How to count the number of occurence of a key in pyspark dataframe (2.1.0)


Context

Say I have the following dataframe:

col1 | col2 | col3
a    | toto | 1
a    | toto | 2
a    | toto | 45
a    | toto | 789
a    | toto | 456
b    | titi | 4
b    | titi | 8

With col1 as a primary key.

I would like to know how I can determine which key in col1 has less than 5 occurences in the dataframe.

So the output should be:

col1 | col2 | col3
b    | titi | 

So far, i came up with the following solution:

anc_ref_window = Window.partitionBy("col1")
df\
    .withColumn("temp_one", lit(1)) \
    .withColumn("count", sum(col("temp_one")).over(anc_ref_window)) \
    .drop("temp_one") \
    .filter(col("count") < 5) \
    .drop("count") \
    .show()

Which gives the following results:

col1 | col2 | col3
b    | titi | 4
b    | titi | 8

Questions

1 - Is it the correct approach to the problem ?
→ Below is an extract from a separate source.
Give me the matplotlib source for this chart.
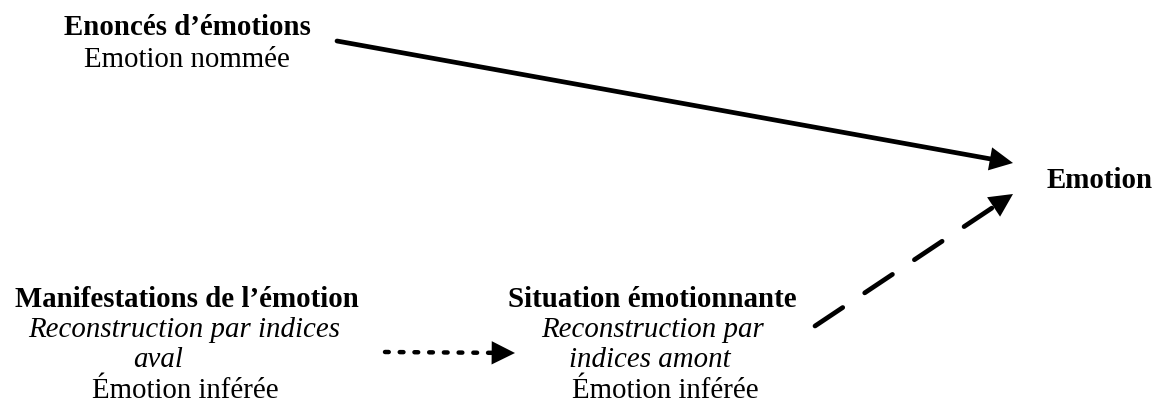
import numpy as np
import matplotlib.pyplot as plt
from matplotlib.patches import FancyArrowPatch

plt.rcParams['font.family'] = ['Liberation Serif', 'DejaVu Serif']
plt.rcParams['lines.scale_dashes'] = False

# text blocks: (x centre, baseline y, text, weight, style) in pixel coords
top_lines = [
    (187, 35, "Enoncés d’émotions", 'bold', 'normal'),
    (187, 67, "Emotion nommée", 'normal', 'normal'),
]
left_lines = [
    (187, 307, "Manifestations de l’émotion", 'bold', 'normal'),
    (184, 337, "Reconstruction par indices", 'normal', 'italic'),
    (158, 367, "aval", 'normal', 'italic'),
    (185, 398, "Émotion inférée", 'normal', 'normal'),
]
mid_lines = [
    (652, 307, "Situation émotionnante", 'bold', 'normal'),
    (653, 337, "Reconstruction par", 'normal', 'italic'),
    (650, 367, "indices amont", 'normal', 'italic'),
    (665, 398, "Émotion inférée", 'normal', 'normal'),
]
right_lines = [
    (1100, 188, "Emotion", 'bold', 'normal'),
]

# arrows: start, tip, style
arrow_start = [(337, 41), (815, 326), (385, 352)]
arrow_tip = [(1013, 163), (1013, 194), (515, 353)]
arrow_style = ['solid', 'dashed', 'dotted']

fig = plt.figure(figsize=(11.59, 4.09), dpi=100)
ax = fig.add_axes([0, 0, 1, 1])
ax.set_xlim(0, 1159)
ax.set_ylim(409, 0)
ax.axis('off')

for block in (top_lines, left_lines, mid_lines, right_lines):
    for x, y, s, w, st in block:
        ax.text(x, y, s, ha='center', va='baseline', fontsize=20.8,
                fontweight=w, fontstyle=st, color='black')

head_len = 22
for (x0, y0), (x1, y1), ls in zip(arrow_start, arrow_tip, arrow_style):
    d = np.array([x1 - x0, y1 - y0], dtype=float)
    d /= np.hypot(*d)
    bx, by = np.array([x1, y1]) - d * (head_len - 3)
    if ls == 'solid':
        ax.plot([x0, bx], [y0, by], color='black', lw=3.4, solid_capstyle='round')
    elif ls == 'dashed':
        ax.plot([x0, bx], [y0, by], color='black', lw=3.4, dashes=(24, 19),
                dash_capstyle='round')
    else:
        ax.plot([x0, bx], [y0, by], color='black', lw=3.2, dashes=(2.7, 7.9),
                dash_capstyle='round')
    tail = np.array([x1, y1]) - d * 35
    head = FancyArrowPatch(tuple(tail), (x1, y1),
                           arrowstyle='-|>,head_length=0.4,head_width=0.2',
                           mutation_scale=42, lw=0, color='black',
                           shrinkA=0, shrinkB=0)
    ax.add_patch(head)

fig.savefig('out.png', dpi=100)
2 - How can I only get the expected output ? With my version of pyspark (2.1.0), it seems there is no such mecanism like select distinct col1,col2 as I would do via Impala (for example).

Edit:

The output value in col3 does not matter for me.


Solution

  • @koilaro oriented me towards distinct. However it does not provide the capacity to indicate column names in pyspark 2.1.0.

    However, dropDuplicates does the job:

    df\
        .withColumn("temp_one", lit(1)) \
        .withColumn("count", sum(col("temp_one")).over(anc_ref_window)) \
        .drop("temp_one") \
        .filter(col("count") < 5) \
        .drop("count") \
        .dropDuplicates(["col1"])